With Oil At Ten Year Low, Texas Loses Out For Now

Hundreds of oil rigs are shutting down and the Lone Star State is feeling the pain.

By Brenda SalinasMarch 23, 2015 11:07 pm|

The result of the oil and natural gas surge has meant cheaper prices at the pump for most Americans, but according to Forbes Magazine’s Chris Helman, today’s lowered prices have resulted in unprecedented losses for Texas’ oil and gas workforce.

“This is a lot deeper, it’s been so quick,” Helman says. “It was just last June that the price of oil was over $100, and today as I speak to you we’re looking at $43, and that’s incredible.”

Helman says that as a result of the boom in the oil economy and its resultant decline, a lot of Texas’ workforce has been laid off.
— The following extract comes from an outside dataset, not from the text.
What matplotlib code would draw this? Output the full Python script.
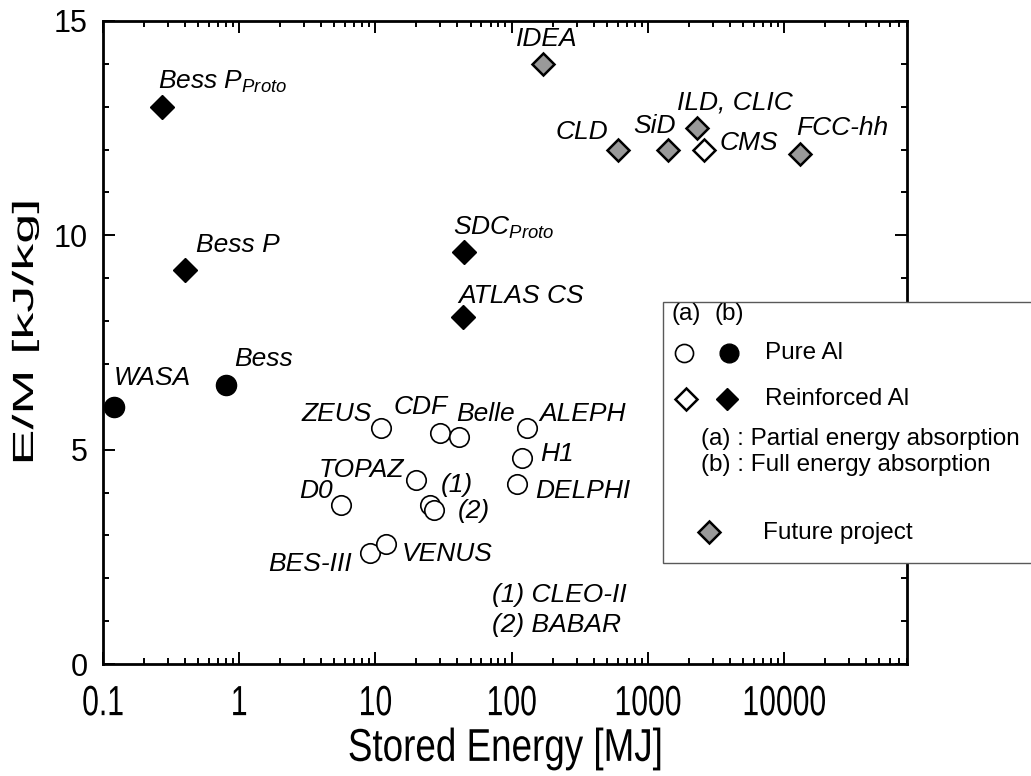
import matplotlib
matplotlib.use("Agg")
import matplotlib.pyplot as plt
from matplotlib.patheffects import AbstractPathEffect
from matplotlib.transforms import Affine2D
from matplotlib.patches import Rectangle
from matplotlib.ticker import LogLocator, NullFormatter, MultipleLocator

plt.rcParams["font.family"] = ["Liberation Sans", "DejaVu Sans"]
plt.rcParams["mathtext.fontset"] = "custom"
plt.rcParams["mathtext.it"] = "Liberation Sans:italic"
plt.rcParams["mathtext.rm"] = "Liberation Sans"

# pure Al, partial energy absorption (open circles)
pure_a_names = ["ZEUS", "CDF", "Belle", "ALEPH", "H1", "DELPHI", "TOPAZ",
                "(1)", "(2)", "D0", "BES-III", "VENUS"]
pure_a_energy = [11, 30, 41, 130, 120, 110, 20, 25, 27, 5.6, 9.2, 12]
pure_a_em = [5.5, 5.4, 5.3, 5.5, 4.8, 4.2, 4.3, 3.7, 3.6, 3.7, 2.6, 2.8]

# pure Al, full energy absorption (filled circles)
pure_b_names = ["WASA", "Bess"]
pure_b_energy = [0.12, 0.8]
pure_b_em = [6.0, 6.5]

# reinforced Al, full energy absorption (filled diamonds)
reinf_b_names = ["Bess $P_{Proto}$", "Bess P", "SDC$_{Proto}$", "ATLAS CS"]
reinf_b_energy = [0.27, 0.4, 45, 44]
reinf_b_em = [13.0, 9.2, 9.6, 8.1]

# reinforced Al, partial energy absorption (open diamonds)
reinf_a_names = ["CMS"]
reinf_a_energy = [2600]
reinf_a_em = [12.0]

# future projects (grey diamonds)
future_names = ["IDEA", "CLD", "SiD", "ILD, CLIC", "FCC-hh"]
future_energy = [170, 600, 1400, 2300, 13000]
future_em = [14.0, 12.0, 12.0, 12.5, 11.9]

x_ticks = [0.1, 1, 10, 100, 1000, 10000]
x_ticklabels = ["0.1", "1", "10", "100", "1000", "10000"]
y_ticks = [0, 5, 10, 15]

# label placement: alignment, x offset, baseline offset (pixels)
label_pos = {
    "WASA": ("left", 0, 22), "Bess": ("left", 8, 19),
    "Bess P": ("left", 11, 18), "Bess $P_{Proto}$": ("left", -4, 18),
    "SDC$_{Proto}$": ("left", -11, 18), "ATLAS CS": ("left", -5, 14),
    "IDEA": ("left", -27, 18), "CLD": ("right", -9, 11),
    "SiD": ("left", -34, 17), "ILD, CLIC": ("left", -20, 19),
    "CMS": ("left", 15, 0), "FCC-hh": ("left", -3, 19),
    "ZEUS": ("right", -9, 7), "CDF": ("left", -47, 19),
    "Belle": ("left", -3, 16), "ALEPH": ("left", 12, 7),
    "H1": ("left", 18, -3), "DELPHI": ("left", 18, -14),
    "TOPAZ": ("right", -12, 3), "(1)": ("left", 11, 13),
    "(2)": ("left", 24, -8), "D0": ("right", -8, 7),
    "BES-III": ("right", -19, -18), "VENUS": ("left", 16, -17),
}


class Stretch(AbstractPathEffect):
    """Scale the glyph outline about its own centre."""

    def __init__(self, sx=1.0, sy=1.0):
        super().__init__()
        self.sx, self.sy = sx, sy

    def draw_path(self, renderer, gc, tpath, affine, rgbFace=None):
        ext = tpath.get_extents()
        cx, cy = (ext.x0 + ext.x1) / 2, (ext.y0 + ext.y1) / 2
        t = Affine2D().translate(-cx, -cy).scale(self.sx, self.sy).translate(cx, cy) + affine
        renderer.draw_path(gc, tpath, t, rgbFace)


W, H = 1031, 776
fig = plt.figure(figsize=(W / 100, H / 100), dpi=100)
ax = fig.add_axes([103 / W, 1 - 664 / H, 804 / W, 643 / H])

grey = "#999999"
ax.plot(pure_a_energy, pure_a_em, "o", ms=14, mfc="white", mec="black", mew=1.2, ls="none")
ax.plot(pure_b_energy, pure_b_em, "o", ms=14.5, mfc="black", mec="black", ls="none")
ax.plot(reinf_b_energy, reinf_b_em, "D", ms=12.5, mfc="black", mec="black", mew=1, ls="none")
ax.plot(reinf_a_energy, reinf_a_em, "D", ms=11.5, mfc="white", mec="black", mew=1.8, ls="none")
ax.plot(future_energy, future_em, "D", ms=11.5, mfc=grey, mec="black", mew=1.8, ls="none")

label_size = 19


def label_points(names, xs, ys):
    for n, x, y in zip(names, xs, ys):
        ha, dx, dy = label_pos[n]
        ax.annotate(n, (x, y), xytext=(dx, dy), textcoords="offset pixels",
                    ha=ha, va="baseline", fontsize=label_size, fontstyle="italic")


label_points(pure_a_names, pure_a_energy, pure_a_em)
label_points(pure_b_names, pure_b_energy, pure_b_em)
label_points(reinf_b_names, reinf_b_energy, reinf_b_em)
label_points(reinf_a_names, reinf_a_energy, reinf_a_em)
label_points(future_names, future_energy, future_em)

ax.text(0.4835, 0.0969, "(1) CLEO-II", transform=ax.transAxes, fontsize=label_size,
        fontstyle="italic", va="baseline")
ax.text(0.4835, 0.0502, "(2) BABAR", transform=ax.transAxes, fontsize=label_size,
        fontstyle="italic", va="baseline")

# axes
ax.set_xscale("log")
ax.set_xlim(0.1, 8e4)
ax.set_ylim(0, 15)
ax.set_xticks(x_ticks)
ax.set_xticklabels(x_ticklabels)
ax.xaxis.set_minor_locator(LogLocator(base=10, subs=range(2, 10), numticks=20))
ax.xaxis.set_minor_formatter(NullFormatter())
ax.set_yticks(y_ticks)
ax.yaxis.set_minor_locator(MultipleLocator(1))

for sp in ax.spines.values():
    sp.set_linewidth(2.0)
ax.tick_params(which="both", direction="in", top=True, right=True, width=1.4)
ax.tick_params(which="major", length=8.5)
ax.tick_params(which="minor", length=4.5)
ax.tick_params(axis="y", labelsize=22, pad=10.8)
ax.tick_params(axis="x", labelsize=21.7, pad=18)
for lab in ax.get_xticklabels():
    lab.set_path_effects([Stretch(1.0, 1.4)])

ax.set_xlabel("Stored Energy [MJ]", fontsize=26.5)
ax.xaxis.label.set_va("center")
ax.xaxis.set_label_coords(0.5, (664 - 749) / 643)
ax.xaxis.label.set_path_effects([Stretch(1.0, 1.25)])

ax.set_ylabel("E/M [kJ/kg]", fontsize=21)
ax.yaxis.label.set_va("center")
ax.yaxis.set_label_coords((25 - 103) / 804, (664 - 332) / 643)
ax.yaxis.label.set_path_effects([Stretch(1.85, 1.0)])

# key box, drawn in figure pixel coordinates
ov = fig.add_axes([0, 0, 1, 1], zorder=5)
ov.set_xlim(0, W)
ov.set_ylim(H, 0)
ov.axis("off")
ov.add_patch(Rectangle((663, 302), 420, 261, fc="white", ec="0.35", lw=1))
fs = 17.5
ov.text(671.7, 314, "(a)", fontsize=fs, va="center")
ov.text(715, 314, "(b)", fontsize=fs, va="center")
ov.plot(684.3, 353.3, "o", ms=13, mfc="white", mec="black", mew=1.2)
ov.plot(729.3, 353.3, "o", ms=13.5, mfc="black", mec="black")
ov.text(765, 353, "Pure Al", fontsize=fs, va="center")
ov.plot(686, 399.3, "D", ms=11, mfc="white", mec="black", mew=1.8)
ov.plot(727.3, 399.3, "D", ms=11.5, mfc="black", mec="black")
ov.text(765, 399, "Reinforced Al", fontsize=fs, va="center")
ov.text(700.7, 439, "(a) : Partial energy absorption", fontsize=fs, va="center")
ov.text(700.7, 465.5, "(b) : Full energy absorption", fontsize=fs, va="center")
ov.plot(709.3, 532.3, "D", ms=11.5, mfc=grey, mec="black", mew=1.8)
ov.text(763.3, 533, "Future project", fontsize=fs, va="center")

fig.savefig("out.png", dpi=100)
“I think in Texas we’re look at about 30,000 lay-offs right now,” Helman says. “It’s hard to pin down the numbers, but I have this spreadsheet that some colleagues and I have been building and trying to figure out layoffs from all these different companies and so far we’ve tallied up about exactly 75,000 layoffs.”

Since Texas is the largest oil producer in the country, Helman says that the majority of those layoffs have disproportionately hurt the state. In an industry of about 600,000 workers nationwide, the 75,000 layoffs have effected more ten percent of the oil and gas workforce.

Each derrick – or “rig,” in industry terminology – employs around 40 workers for its drilling and maintenance. Helman says that that amounts to big losses for the U.S. economy.

“The rig count has come down about 700 rigs in the past year,” Helman says. “So that’s 30,000 people right there. It’s a tremendous amount of pain that this industry has gone through, and my concern is that the worst is not even over.”

Despite that squeeze on the industry, Helman says that it may yet take some time for Texans to start to see the ripple effects of the contraction to show up.

“If I’m a big rancher in West Texas and I’ve allowed some oil company to drill my land, I usually don’t get my royalty check until about two months after they’ve produced this oil,” Helman says. “So there’s a lag effect, it’s going to be a couple months before I really think ‘oh man, how am I going to make my house bigger and how am I going to make my car payment.'”

Helman says that there may be a silver lining for Texas oil producers if they are able to hang on to their rigs.

“Prices will have to go back up, at least to meet the marginal cost of production, which world-wide averages closer to $75 per production versus the $43 per production that we have now.”